John Micklethwait is Editor-in-Chief of The Economist. Before that he edited the US section of the newspaper (1999 - 2006) and ran the New York Bureau for two years, having edited the Business Section of the newspaper for the previous four years. His other roles have included setting up The Economist's office in Los Angeles, where he worked from 1990 - 1993 and being Media Correspondent. He has covered business and politics from the United States, Latin America, Continental Europe, Southern Africa and most of Asia. He is a frequent broadcaster and has appeared on CNN, ABC News, BBC and NPR. He is the co-author of "The Witch Doctors", "A Future Perfect: the Challenge and Hidden Promise of Globalisation" and "The Company: A Short History of a Revolutionary Idea" and "The Right Nation", a study of conservatism in America, with Adrian Wooldridge, also an Economist journalist.
Transcript

Question: What most surprises you about globalization?

Micklethwait:    I think, a thing like globalization is its unevenness, it’s not a… people always assumed it’s a fact, it’s not, again, as I said earlier, business people see globalization as just there and it’s never going away, they should go and read history books very quickly because the answer is, it can get reversed and in the end, globalization relies on political decisions.  It relies on tariffs being down, it relies on people being… and goods being able to cross borders and just to give you a sort of frightening example, what happens if there is a dirty nuclear bomb in Delhi or in Manhattan? What would that do to shipping stuff around the world?  People will be far more paranoid, it’s those sort of things which could yet unstable it, the underlying bits of globalization, I mean, the… I think you have to look at it as broadly as possible, I see globalization as an ever freer movement of goods, capital, people and also ideas around the world and that is generally why, you know, we are hoping, a kind of great, liberal newspaper, that is why we’ve always been sort of four-squared behind it, for us, it’s economic freedom and individual freedom, they don’t absolutely go together but they come from the same source.   

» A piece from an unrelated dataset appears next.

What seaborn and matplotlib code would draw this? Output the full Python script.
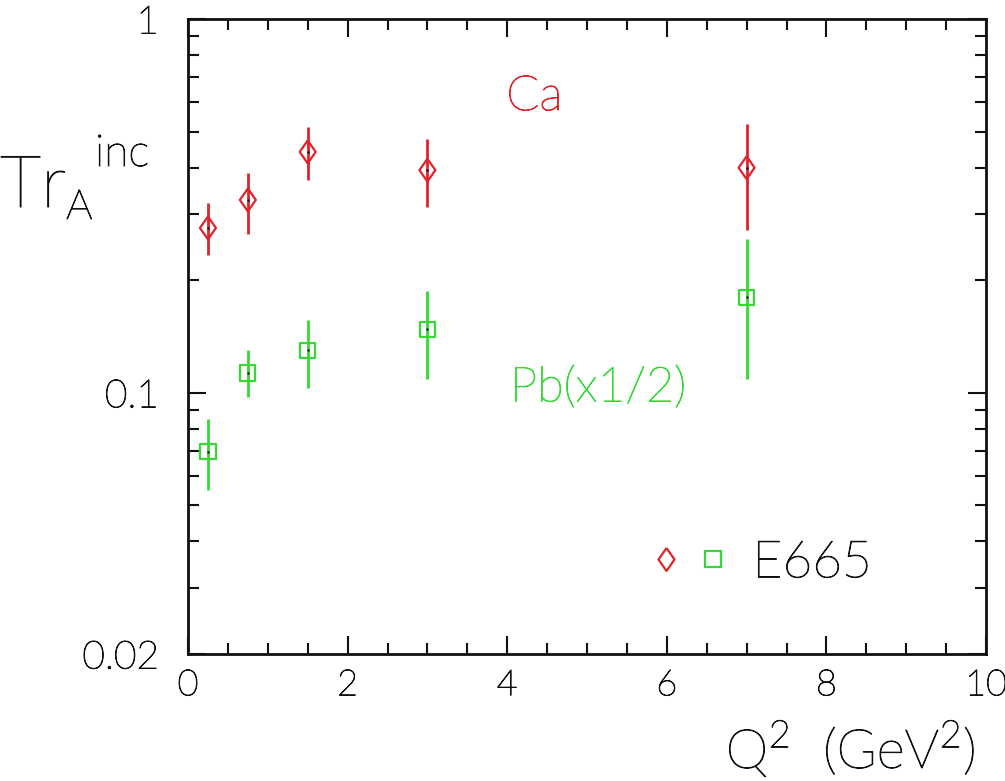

Question: What’s the biggest downside of globalization?

Micklethwait:    I think there are lots of downsides in a sense of individual people who get caught out by this kind of often cruel process, a particular group of people who had always been vulnerable, have tended to be the workers in richer countries who are more vulnerable to foreign competition, you shouldn’t push that too hard, I mean, if you look at most things, there’s been big arguments about wages in America, why wages in America get down and globalization is usually figured to be the culprit and that’s… most of the evidence is no, it’s not.  The real thing which has kept wages down is technology and the problem is that it’s very hard for a politician to blame computers for people’s jobs going off of pressure on wages, it’s much easier to say it’s the Chinese or the Indians but again, just think through your life and if you think about the difference between banks when there were a lot of tellers and now the fact that you have ATMs to go and get stuff, that had a colossal effect on the industry, far greater than, say, NAFTA, which I remember was sort of going through roughly at the same time but NAFTA attracted all the headlines and that’s the problem with globalization, the basic economic logic of it is always disturbed by the politics of how it’s pushed forward.